Tugboat Gallery is the combined efforts of Peggy Gomez, Nolan Tredway and the newest co-captain, Toan Vuong. The unassuming gallery sits in the heart of downtown Lincoln, Nebraska above Gomez Art Supply. Tugboat provides showing opportunities for emerging artists as well as established professionals. The goal of Tugboat, as a non-commission gallery is to exhibit high quality exciting artwork.
Tugboat Gallery Proudly Presents “The Good, The Shiny, and the Subversive?” featuring South Dakota artists Klaire Lockheart, and Aaron Packard.
Klaire Lockheart is a bold realistic oil figure painter and Aaron Packard is an experimental photographer. Both share the use of punchy color, love of texture, the feeling of nostalgia and making the viewer scan every inch of the image not wanting to miss a detail.
Klaire Lockheart
Klaire Lockheart’s 6 to 7’ tall realistic oil on canvas portraits are from her Feminine Attempts series, where the woman looks like a combination of Bettie Page and Betty Crocker. The scale of the paintings allows the women to be seen as monumental and intimidating, but their outfits reveal Lockheart’s sense of humor. To highlight the contrasting roles women are expected to fulfill, such as chastity and sexiness, the women wear a combination of modest clothing and provocative footwear.
Aaron Packard created large archival inkjet prints on wood panel with resin for his Networks of Noise series. This body of work represents the transition of memory, from thought to thought, and investigates an abstraction of the image by deconstruction through addition: the hyper-photomontage. These glossy panels are composed of hundreds of layers of repeated images in vivid, primary colors. This artwork depicts how Packard frames his memory through an overlapping congestion of random visual moments and emotions.
Aaron Packard
Curated by Byron Anway, Abierto is a show of drawings, paintings, and sculpture by
Anway as well as three current University of Nebraska – Lincoln’s Art, Art History and
Design undergraduate students Belen Catalan, Chas Hyman, and Qiqe Panqeqi
Martinez.

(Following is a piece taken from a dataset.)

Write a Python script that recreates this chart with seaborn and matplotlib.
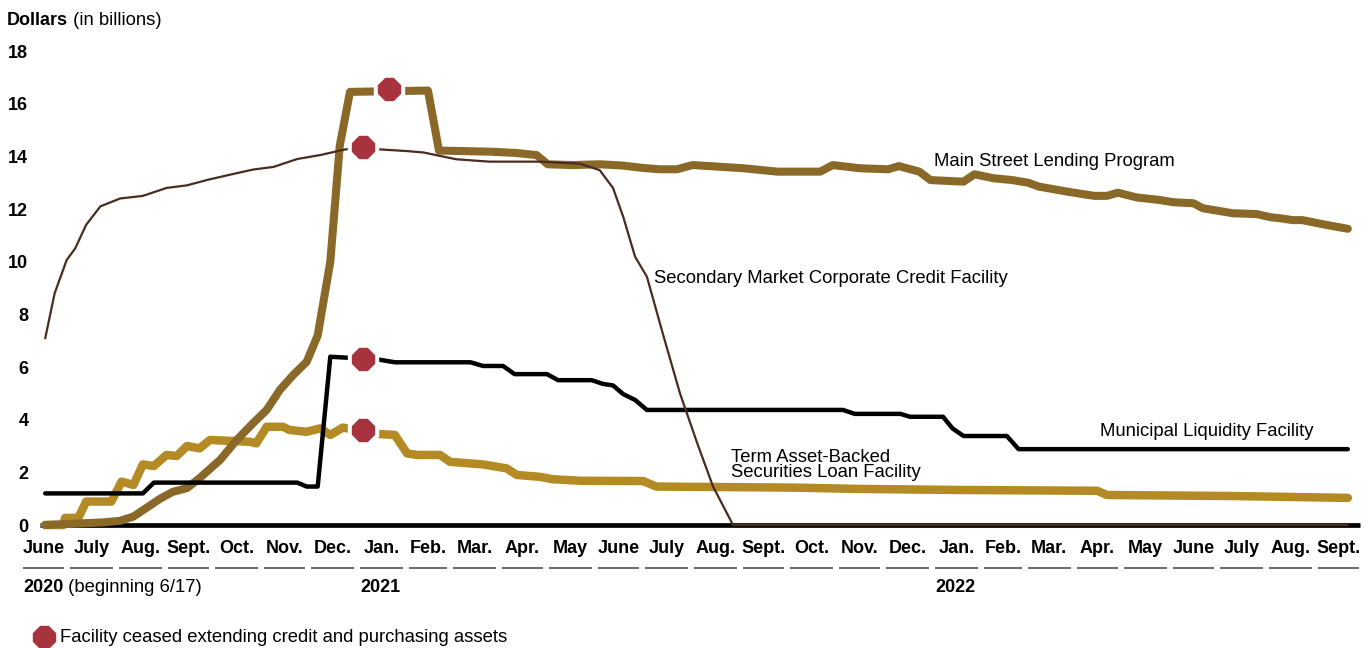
import pandas as pd
import matplotlib
matplotlib.use('Agg')
import matplotlib.pyplot as plt
import matplotlib.transforms as mtransforms
import seaborn as sns

# x values are days counted from 2020-06-01, y values in billions of dollars
START = pd.Timestamp('2020-06-01')
END = pd.Timestamp('2022-10-01')

mslp_day = [16, 53, 63.5, 72, 80, 89, 97, 106, 114, 127, 137.6, 148, 156.6, 165, 173.5, 182, 189, 197, 203, 209.5,
            259, 266, 298, 315, 328, 335, 351, 368, 383, 394, 406, 417, 427, 438, 459, 481, 508, 516, 533, 551,
            558, 571, 578, 599, 606, 618, 630, 640, 647, 665, 682, 690, 697, 709, 724, 732, 745, 751, 770, 785,
            794, 800, 808, 814, 830, 843]
mslp_val = [0.0, 0.1, 0.16, 0.32, 0.64, 1.0, 1.26, 1.4, 1.78, 2.47, 3.23, 3.87, 4.37, 5.13, 5.7, 6.2, 7.2, 10.0, 14.4, 16.45,
            16.5, 14.22, 14.18, 14.13, 14.05, 13.7, 13.67, 13.7, 13.65, 13.57, 13.51, 13.51, 13.67, 13.63, 13.55, 13.42, 13.42, 13.67, 13.55, 13.51,
            13.63, 13.42, 13.1, 13.04, 13.32, 13.17, 13.1, 13.0, 12.85, 12.66, 12.5, 12.5, 12.62, 12.44, 12.34, 12.26, 12.22, 12.03, 11.84, 11.81,
            11.69, 11.65, 11.58, 11.58, 11.39, 11.25]

smccf_day = [16, 22, 29.6, 35, 42, 51, 63.5, 78, 93, 106, 118.5, 133, 148, 161, 176, 190.5, 207, 227, 246, 256,
             277, 298, 330, 355.6, 368, 376.5, 383, 390.5, 398, 408, 419, 430, 440, 452.7, 843]
smccf_val = [7.09, 8.8, 10.06, 10.5, 11.4, 12.1, 12.4, 12.5, 12.8, 12.9, 13.1, 13.3, 13.5, 13.6, 13.9, 14.05, 14.27, 14.27, 14.2, 14.15,
             13.89, 13.8, 13.8, 13.72, 13.48, 12.8, 11.7, 10.19, 9.43, 7.29, 5.0, 3.1, 1.46, 0.0, 0.0]

mlf_day = [16, 78, 85, 176, 182, 189, 197, 206, 227, 238, 286, 294, 306.7, 314, 334.6, 341.6, 363, 370, 376.5, 383,
           390.5, 398, 522.5, 530, 559, 565, 586, 592, 599, 626.5, 634, 843]
mlf_val = [1.2, 1.2, 1.61, 1.61, 1.46, 1.46, 6.39, 6.36, 6.29, 6.18, 6.18, 6.04, 6.04, 5.73, 5.73, 5.5, 5.5, 5.36, 5.3, 4.97,
           4.75, 4.37, 4.37, 4.22, 4.22, 4.11, 4.11, 3.67, 3.38, 3.38, 2.88, 2.88]

talf_day = [16, 27.5, 28.6, 37, 42, 58, 64.5, 72, 78, 85, 93, 99.5, 106, 114, 120.6, 146, 150, 156.6, 167, 171,
            182, 190.5, 197, 205, 227, 238, 245.7, 252, 266.7, 273, 294, 309, 315.5, 330, 338, 355.6, 395.5, 404, 491, 533,
            597, 684, 690, 770, 843]
talf_val = [0.0, 0.0, 0.27, 0.27, 0.89, 0.89, 1.65, 1.52, 2.3, 2.24, 2.66, 2.62, 3.0, 2.91, 3.23, 3.16, 3.1, 3.73, 3.73, 3.61,
            3.54, 3.67, 3.42, 3.7, 3.46, 3.42, 2.72, 2.66, 2.66, 2.4, 2.3, 2.15, 1.9, 1.83, 1.74, 1.68, 1.67, 1.46, 1.42, 1.37,
            1.33, 1.3, 1.14, 1.1, 1.03]

# facility ceased extending credit (MSLP, SMCCF, MLF, TALF)
stop_day = [234.3, 218, 218, 218]
stop_val = [16.56, 14.36, 6.3, 3.59]

month_labels = ['June', 'July', 'Aug.', 'Sept.', 'Oct.', 'Nov.', 'Dec.',
                'Jan.', 'Feb.', 'Mar.', 'Apr.', 'May', 'June', 'July', 'Aug.', 'Sept.', 'Oct.', 'Nov.', 'Dec.',
                'Jan.', 'Feb.', 'Mar.', 'Apr.', 'May', 'June', 'July', 'Aug.', 'Sept.']
year_labels = ['2020', '2021', '2022']
year_starts = ['2020-06-01', '2021-01-01', '2022-01-01']
y_ticks = [0, 2, 4, 6, 8, 10, 12, 14, 16, 18]

MSLP_C = '#8a6828'
TALF_C = '#b38a24'
SMCCF_C = '#4a2b1f'
RED = '#a6333d'

sns.set_theme(style='white')
plt.rcParams['font.family'] = ['Liberation Sans', 'DejaVu Sans']
plt.rcParams['text.color'] = 'black'
plt.rcParams['xtick.color'] = 'black'
plt.rcParams['ytick.color'] = 'black'

W, H = 1369, 648
fig = plt.figure(figsize=(W / 100, H / 100), dpi=100)
ax = fig.add_axes([20 / W, (H - 540) / H, 1342 / W, 510 / H])
ax.set_xlim(0, (END - START).days)
ax.set_ylim(-15 / 26.33, 495 / 26.33)
for s in ax.spines.values():
    s.set_visible(False)

# zero baseline
ax.plot([mslp_day[0] - 3.3, (END - START).days - 1], [0, 0], color='black', lw=3.4,
        solid_capstyle='butt', zorder=1)

series = [
    (talf_day, talf_val, TALF_C, 6.1),
    (mslp_day, mslp_val, MSLP_C, 5.8),
    (mlf_day, mlf_val, 'black', 3.2),
    (smccf_day, smccf_val, SMCCF_C, 1.6),
]
for i, (d, v, c, lw) in enumerate(series):
    df = pd.DataFrame({'day': d, 'val': v})
    sns.lineplot(data=df, x='day', y='val', ax=ax, color=c, linewidth=lw, sort=False,
                 estimator=None, solid_capstyle='round', zorder=2 + i)

# ceased markers with white halo
ax.plot(stop_day, stop_val, ls='none', marker='8', ms=24, color='white', zorder=10)
ax.plot(stop_day, stop_val, ls='none', marker='8', ms=16.5, color=RED, zorder=11)

# series labels
fs = 13.3
ax.text(580.3, 13.63, 'Main Street Lending Program', fontsize=fs, va='baseline')
ax.text(402.5, 9.18, 'Secondary Market Corporate Credit Facility', fontsize=fs, va='baseline')
ax.text(685.7, 3.38, 'Municipal Liquidity Facility', fontsize=fs, va='baseline')
ax.text(451.2, 2.39, 'Term Asset-Backed', fontsize=fs, va='baseline')
ax.text(451.2, 1.82, 'Securities Loan Facility', fontsize=fs, va='baseline')

# y axis
ax.set_yticks(y_ticks)
ax.set_yticklabels([str(t) for t in y_ticks], fontweight='bold', fontsize=13)
ax.tick_params(axis='y', length=0, pad=-6)
ax.set_ylabel('')
ax.set_xlabel('')

# month axis
months = pd.date_range(START, END, freq='MS')
m_days = [(m - START).days for m in months]
centers = [(a + b) / 2 for a, b in zip(m_days[:-1], m_days[1:])]
ax.set_xticks(centers)
ax.set_xticklabels(month_labels, fontweight='bold', fontsize=13)
ax.tick_params(axis='x', length=0, pad=0)

trans = mtransforms.blended_transform_factory(ax.transData, ax.transAxes)
for a, b in zip(m_days[:-1], m_days[1:]):
    ax.plot([a + 2, b - 2], [-0.055, -0.055], transform=trans, color='#444444', lw=1.1,
            clip_on=False, solid_capstyle='butt')

for lab, ys in zip(year_labels, year_starts):
    x0 = (pd.Timestamp(ys) - START).days + 2
    t = ax.text(x0, (540 - 592.5) / 510, lab, transform=trans, fontsize=13, fontweight='bold',
                va='baseline', ha='left')
    if lab == '2020':
        ax.annotate(' (beginning 6/17)', xy=(1, 0), xycoords=t, fontsize=fs, va='bottom', ha='left')

# header
t = fig.text(7 / W, 1 - 25 / H, 'Dollars', fontsize=13, fontweight='bold', va='baseline')
ax.annotate(' (in billions)', xy=(1, 0), xycoords=t, fontsize=fs, va='bottom', ha='left')

# legend
ax.plot([44 / W], [1 - 637 / H], marker='8', ms=16.5, color=RED, ls='none',
        transform=fig.transFigure, clip_on=False)
fig.text(60 / W, 1 - 641.5 / H, 'Facility ceased extending credit and purchasing assets',
         fontsize=fs, va='baseline')

fig.savefig('out.png', dpi=100)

In Abierto, four artists reimagine their past, present, and future selves.
Stories become memories; personal and cultural heritage are evaluated for honesty and
accuracy. The student artists exhibiting in Abierto were selected because of their talent,
vision, work ethic, and dedication to their practice. Themes include childhood, religion,
queerness, loss, and play.
Byron Anway
Byron Anway is an Assistant Professor of Practice at the University of Nebraska –
Lincoln in the School of Art, Art History, and Design. His recent works draw on
memories of teaching and traveling overseas, particularly in Morocco. Among other
venues, his work has been exhibited at the Joslyn Art Museum in Omaha, NE, Manifest
Gallery in Cincinnati, OH, and the Soo Visual Arts Center in Minneapolis. His work has
been published twice in New American Paintings the West, Manifest Creative Research
International Painting Annual, and the Prairie Schooner.
Chas Hyman
Contemporary painter and drawer Chas Hyman is a black female surrealist. She creates
magical and imaginative portraits that are representative of her own personal childhood
and experience coping with mental illness, grief, and isolation. Chas has always been
inspired by contemporary surrealist artists such as Mark Ryden and Marion Peck, and
one of her goals is to add the black perspective and representation into the growing
collection of contemporary surrealist work. Chas is almost always listening to her
favorite artists while creating work, enjoys her cat being by her side during studio time.
Chas currently lives in Lincoln, Nebraska as an art student at the University of
Nebraska- Lincoln but sees herself moving to the Pacific Northwest in the future to be
alongside the rich geographical features of the area.
Belen Catalan
Belen Catalan is an undergraduate fine arts major at University of Nebraska-Lincoln.
They graduated from Grand Island Senior High School in 2020. Currently they are
based in Lincoln, Nebraska. Belen works with several media ranging from plaster,
fabric, and found objects to graphite works on paper. Their work explores themes of
cuteness, fragility, femininity and Mexican queerness.
Qiqe Panqeqi Martinez
Qiqe Panqeqi Martinez is an artist from Grand Island, Ne. She is currently an
undergraduate studio art major at UNL. Her paintings and drawings explore transgender
identity and first-generation Mexican experiences.
Tugboat Gallery Proudly Presents “Garbage Ideas” featuring Isaiah Jones and Julia Leggent
Julia Leggent and Isaiah Jones –
Our intentions can be destructive to the self and the world—the body in distress, the world in despair. Garbage ideas is a show consisting of 52 drawings and 52 etchings. Both bodies of work call attention to individual behavior; they encourage awareness of actions, consumption, and thoughts.
This event is free and open to the public.